The Internal Revenue Code has 3.8 million words — more than Shakespeare’s complete works. Trying to get that tax return filed while sorting through all the codes is a yearly frustrating task. Along the way, someone decided that more was better. Sometimes more is less.
Now we have LiDAR scanners collecting 1 million points per second and software with more than 250 proprietary file formats trying to keep up. Typical clouds are many billions of points. Except when you are working on a large project, this is far too many. Management of point data sets is already a concern for clients looking for catch-all applications, which rarely handle much of anything.

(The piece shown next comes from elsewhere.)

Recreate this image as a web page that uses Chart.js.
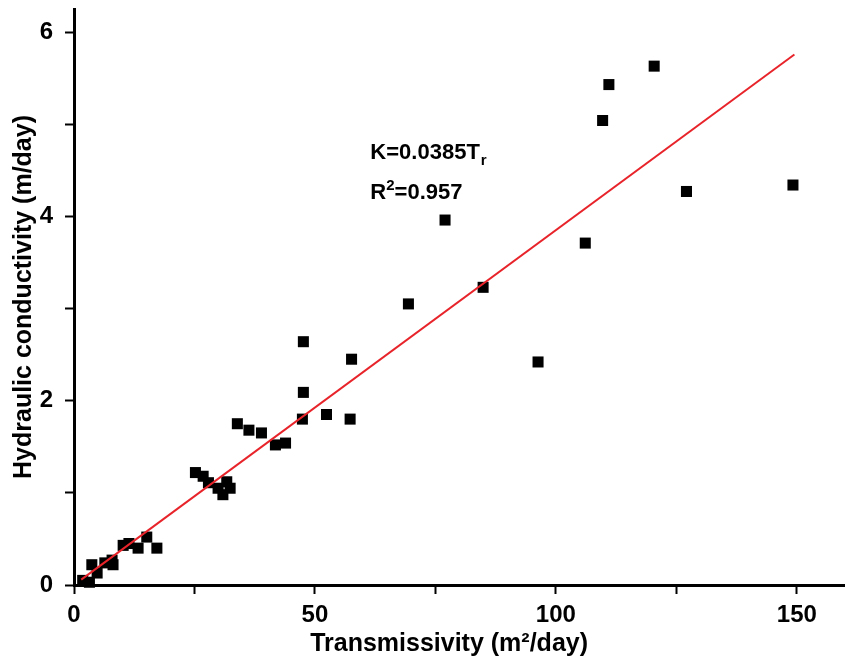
<!DOCTYPE html>
<html>
<head>
<meta charset="utf-8">
<script src="https://cdn.jsdelivr.net/npm/chart.js@4/dist/chart.umd.min.js"></script>
<style>
  html, body { margin: 0; padding: 0; background: #ffffff; }
  #c { display: block; }
</style>
</head>
<body>
<canvas id="c" width="845" height="662"></canvas>
<script>
// Transmissivity (m2/day)
const transmissivity = [
  1.8, 3.2, 3.7, 4.8, 6.4, 7.9, 8.1, 10.2, 11.4, 13.3, 15.1, 17.2,
  25.2, 26.8, 27.9, 29.9, 30.9, 31.7, 32.4,
  33.9, 36.3, 38.9, 41.8, 43.9,
  47.4, 47.6, 47.6, 52.4, 57.3, 57.6,
  69.4, 77.0, 84.9, 96.3, 106.1, 109.7, 111.0, 120.4, 127.1, 149.2
];
// Hydraulic conductivity (m/day)
const conductivity = [
  0.05, 0.03, 0.22, 0.13, 0.24, 0.27, 0.22, 0.43, 0.45, 0.40, 0.52, 0.40,
  1.22, 1.18, 1.11, 1.05, 0.98, 1.12, 1.05,
  1.75, 1.68, 1.65, 1.52, 1.54,
  1.80, 2.09, 2.64, 1.85, 1.80, 2.45,
  3.05, 3.96, 3.23, 2.42, 3.71, 5.04, 5.43, 5.63, 4.27, 4.34
];
// Fitted line K = 0.0385 Tr (end points)
const fitT = [1.5, 149.5];
const fitK = [0.058, 5.756];

const xTicks = [0, 25, 50, 75, 100, 125, 150];
const yTicks = [0, 1, 2, 3, 4, 5, 6];
const eqLine1 = "K=0.0385T";
const eqSub = "r";
const eqLine2a = "R";
const eqSup = "2";
const eqLine2b = "=0.957";
const eqAnchor = { x: 61.5, y: 4.62 };

const FONT = "'Liberation Sans', Arial, sans-serif";

const annotationPlugin = {
  id: 'eqText',
  afterDatasetsDraw(chart) {
    const ctx = chart.ctx;
    const xs = chart.scales.x, ys = chart.scales.y;
    const px = xs.getPixelForValue(eqAnchor.x);
    const py = ys.getPixelForValue(eqAnchor.y);
    ctx.save();
    ctx.fillStyle = '#000';
    ctx.textBaseline = 'alphabetic';
    ctx.textAlign = 'left';
    ctx.font = "bold 22px " + FONT;
    ctx.fillText(eqLine1, px, py);
    let w = ctx.measureText(eqLine1).width;
    ctx.font = "bold 15px " + FONT;
    ctx.fillText(eqSub, px + w + 1, py + 6);
    const py2 = py + 40;
    ctx.font = "bold 22px " + FONT;
    ctx.fillText(eqLine2a, px, py2);
    w = ctx.measureText(eqLine2a).width;
    ctx.font = "bold 15px " + FONT;
    ctx.fillText(eqSup, px + w, py2 - 9);
    const w2 = ctx.measureText(eqSup).width;
    ctx.font = "bold 22px " + FONT;
    ctx.fillText(eqLine2b, px + w + w2, py2);
    ctx.restore();
  }
};

const points = transmissivity.map((t, i) => ({ x: t, y: conductivity[i] }));
const fitPts = fitT.map((t, i) => ({ x: t, y: fitK[i] }));

new Chart(document.getElementById('c'), {
  type: 'scatter',
  data: {
    datasets: [
      {
        type: 'line',
        data: fitPts,
        borderColor: '#e8242b',
        borderWidth: 2,
        pointRadius: 0,
        fill: false,
        clip: false,
        order: 0
      },
      {
        data: points,
        pointStyle: 'rect',
        pointRadius: 7.8,
        backgroundColor: '#000',
        borderWidth: 0,
        clip: false,
        order: 1
      }
    ]
  },
  options: {
    responsive: false,
    animation: false,
    layout: { autoPadding: false, padding: { top: 9, right: 0, left: 0, bottom: 0 } },
    plugins: { legend: { display: false }, tooltip: { enabled: false } },
    scales: {
      x: {
        type: 'linear',
        min: 0,
        max: 160,
        afterBuildTicks: s => { s.ticks = xTicks.map(v => ({ value: v })); },
        afterFit: s => { s.height = 77; s.paddingLeft = 0; s.paddingRight = 0; },
        ticks: {
          callback: v => (v % 50 === 0 ? String(v) : ''),
          font: { family: FONT, size: 24, weight: 'bold' },
          color: '#000',
          padding: 7,
          maxRotation: 0,
          autoSkip: false
        },
        grid: { display: true, drawOnChartArea: false, drawTicks: true, tickLength: 9, tickWidth: 2, tickColor: '#000' },
        border: { display: true, color: '#000', width: 3 },
        title: {
          display: true,
          text: 'Transmissivity (m\u00B2/day)   ',
          font: { family: FONT, size: 25, weight: 'bold' },
          color: '#000',
          padding: { top: 0, bottom: 3 }
        }
      },
      y: {
        type: 'linear',
        min: 0,
        max: 6.25,
        afterBuildTicks: s => { s.ticks = yTicks.map(v => ({ value: v })); },
        afterFit: s => { s.width = 74; s.paddingTop = 0; s.paddingBottom = 0; },
        ticks: {
          callback: v => (v % 2 === 0 ? String(v) : ''),
          font: { family: FONT, size: 24, weight: 'bold' },
          color: '#000',
          padding: 12
        },
        grid: { display: true, drawOnChartArea: false, drawTicks: true, tickLength: 9, tickWidth: 2, tickColor: '#000' },
        border: { display: true, color: '#000', width: 3 },
        title: {
          display: true,
          text: 'Hydraulic conductivity (m/day)',
          font: { family: FONT, size: 25, weight: 'bold' },
          color: '#000',
          padding: { top: 9, bottom: 0 }
        }
      }
    }
  },
  plugins: [annotationPlugin]
});
</script>
</body>
</html>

When it comes down to it, you can decimate (thin) the point cloud any way to match the end deliverable’s intended use. For bridges, that highway data in between structures in not needed. You are only looking for the area approaching and under the bridge. For highway pavement collection, these 360-degree scanners also capture overhead features such as power lines, tree canopy, etc., adding to the file size; so in the final deliverable you classify the point data to ground, low, medium and high vegetation. This classification allows the user to view the point data in various ways, such as only the ground plane, when working on a digital terrain model, or just the low vegetation when locating power poles or signs.
Depending on the application, point densities can range from one point per square meter to thousands of points per square meter. Users interested in bare-earth information (1- or 2-foot contours) typically can utilize a lower point density, whereas other applications, such as pavement management or feature extraction, require thousands of points per square meter. There are software algorithms for intelligent cloud reduction of redundant points, some of these algorithms can be found for free.

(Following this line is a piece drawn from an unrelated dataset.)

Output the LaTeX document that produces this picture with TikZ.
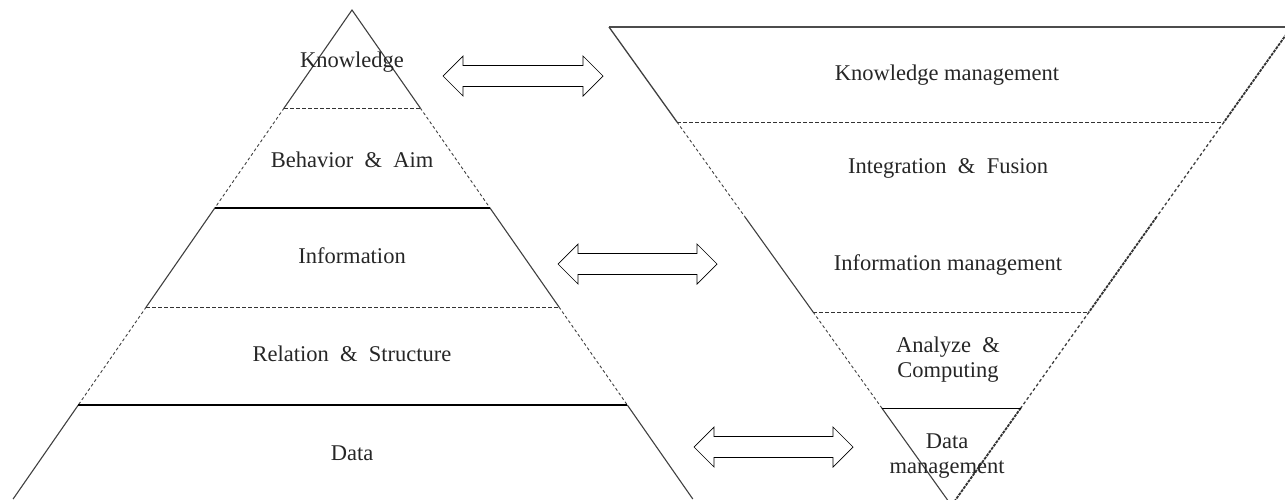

So why is it we are led to believe we need 1 million points per second to post-process in the name of efficiency when less will suffice? It is a tough question because, on one hand, you are already on site. Getting to the project site is one of the most costly tasks of a given project. The actual data collection is very efficient, so what’s a few extra billion points until it comes time to process those points and deal with them in a useful manner? On the other hand, if you collect too few points, it is a sad moment back at the office when you realize the data density does not support the intended use. So, in closing, understanding the intended use of the data is key in planning the data acquisition. That goes for accuracy requirements as well as point density.
To be more or not to be more? That is really the question.